Afbeelding

Vijftig jaar Brouwersdam

Column

Onder oorverdovend lawaai werd vijftig jaar geleden, op zaterdagmiddag 1 mei 1971, om vier minuten voor twee met een caisson de Brouwersdam tussen Schouwen en Goeree gesloten. Dat gebeurde door middel van een caisson. De scheepshoorns van de erbij betrokken boten zorgden voor een concert dat tot ver te horen was. Op de daarop volgende maandag 3 mei werden de 124 schuiven in deze en de overige caissons, samen 800 meter lang, gesloten voor het water. Op 30 maart 1972 werd de verkeersweg over de dam opengesteld.

Na het gereedkomen van de Grevelingendam en de Zeelandbrug, beide in 1965, kreeg Schouwen-Duiveland een derde verbinding met het vasteland. De Brouwersdam was onderdeel van de Deltawerken, die zuidwestelijk Nederland na de watersnoodramp van 1953 moesten vrijwaren van nieuwe overstromingen. De Brouwersdam was in dat kader het zevende bouwwerk. Het was geen gemakkelijk karwei. Het Brouwershavense Gat was maar liefst 6,5 kilometer lang en er waren diepten tot 30 meter. Daarmee werd de bouw van deze dam, begonnen in 1962, een oefening voor de dichting van de Oosterscheldemonding, die nog ingewikkelder was. 

Voor het werk aan de Brouwersdam werden twee zandplaten opgehoogd. Daarna werd begonnen met het dichten van het noordelijke gat met behulp van caissons. Deze werden gebouwd in de werkhaven van Bommenede, bij Zonnemaire. Een tweede werkhaven werd aangelegd ten westen van Scharendijke. De caissons werden ook ingezet voor het zuidelijke gat maar daar was de geul dermate diep en de stroming zo sterk dat die niet voor het hele gat konden worden benut. Daarom werd, net zoals bij de Grevelingendam, voor de dichting gebruik gemaakt van een kabelbaan met gondels die blokken beton in het water stortten. Elke keer vervoerde de gondel zes blokken. Ieder blok beton woog 2400 kilo. In totaal werden ongeveer 240.000 blokken verbruikt. Nadat de blokken boven water uitstaken, werd er zand op gespoten. Op vrijdag 28 mei werden de laatste blokken gestort in aanwezigheid van de burgemeesters S. Francke van Middenschouwen en H.J. Smith van Goedereede. Daarna werden met zand en grint de openingen dichtgemaakt. Nog ongeveer vier procent van het getijdevolume bleef tussen de stenen door sijpelen. Tot in het najaar bleven zandzuigers actief om de dam te verstevigen met zand om ook deze laatste openingen te dichten.

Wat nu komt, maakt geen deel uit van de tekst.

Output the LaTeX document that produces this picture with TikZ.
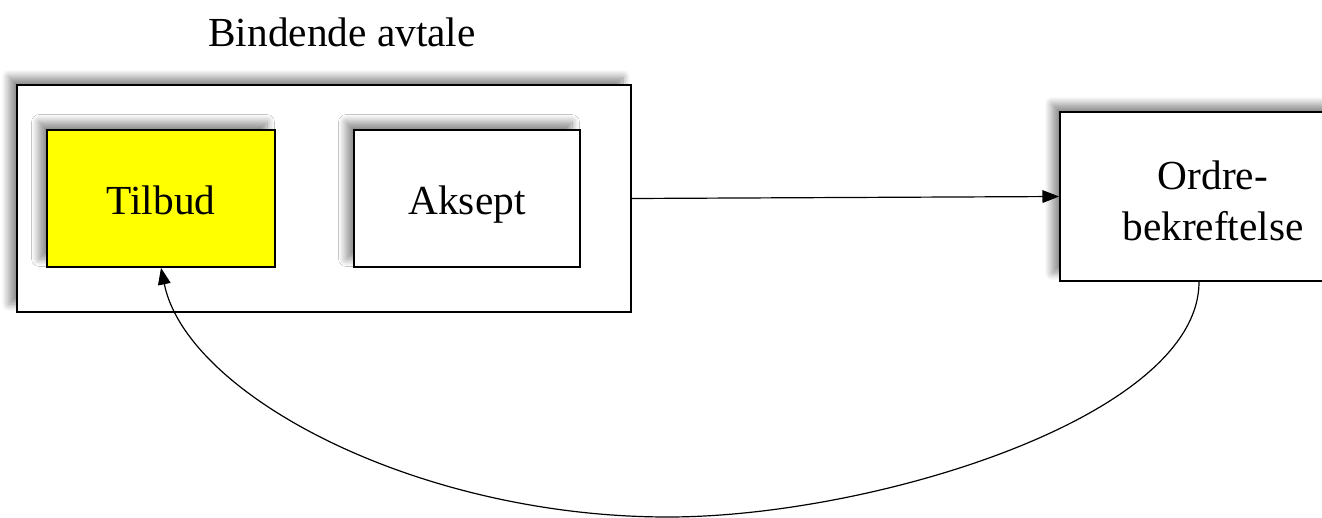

Het werk stond onder leiding van ir. M.J. Loschacoff (1927-2018). Deze uit Argentinië afkomstige ingenieur was vanaf 1953 in dienst van Rijkswaterstaat waar hij verantwoordelijk werd voor de uitvoering van de waterbouwkundige werken van de Deltadienst. In 1979 nam hij afscheid vanwege zijn benoeming tot directeur-generaal van de Rijksgebouwendienst. Met inventiviteit en creativiteit leverde hij, samen met zijn medewerkers, een belangrijke bijdrage aan de nieuwe technieken en de verbetering van bestaande. Door hun inzet verliepen de sluitingswerkzaamheden volgens plan. Een nieuw facet bij de Brouwersdam was het ontwerp in een hoogte-breedteverhouding van 1:6. Daardoor kwam er ter weerszijden van de dam veel ruimte voor ander gebruik. Voor de beplanting en inrichting van deze gebieden trok Loschacoff landschapsarchitecten van Staatsbosbeheer aan. 

Achteraf vormde de Brouwersdam de laatste volledige afsluiting van een van de zeearmen in het Deltagebied. Door de afsluiting ontstond het Grevelingenmeer. De verwachting dat dit zoet zou worden, kwam niet uit. Om de kwaliteit te verbeteren werd in 1978 een doorlaatsluis in de dam gebouwd om zo doende zout zeewater door te laten. Mede daardoor is dit het grootste zoutwatermeer in West-Europa.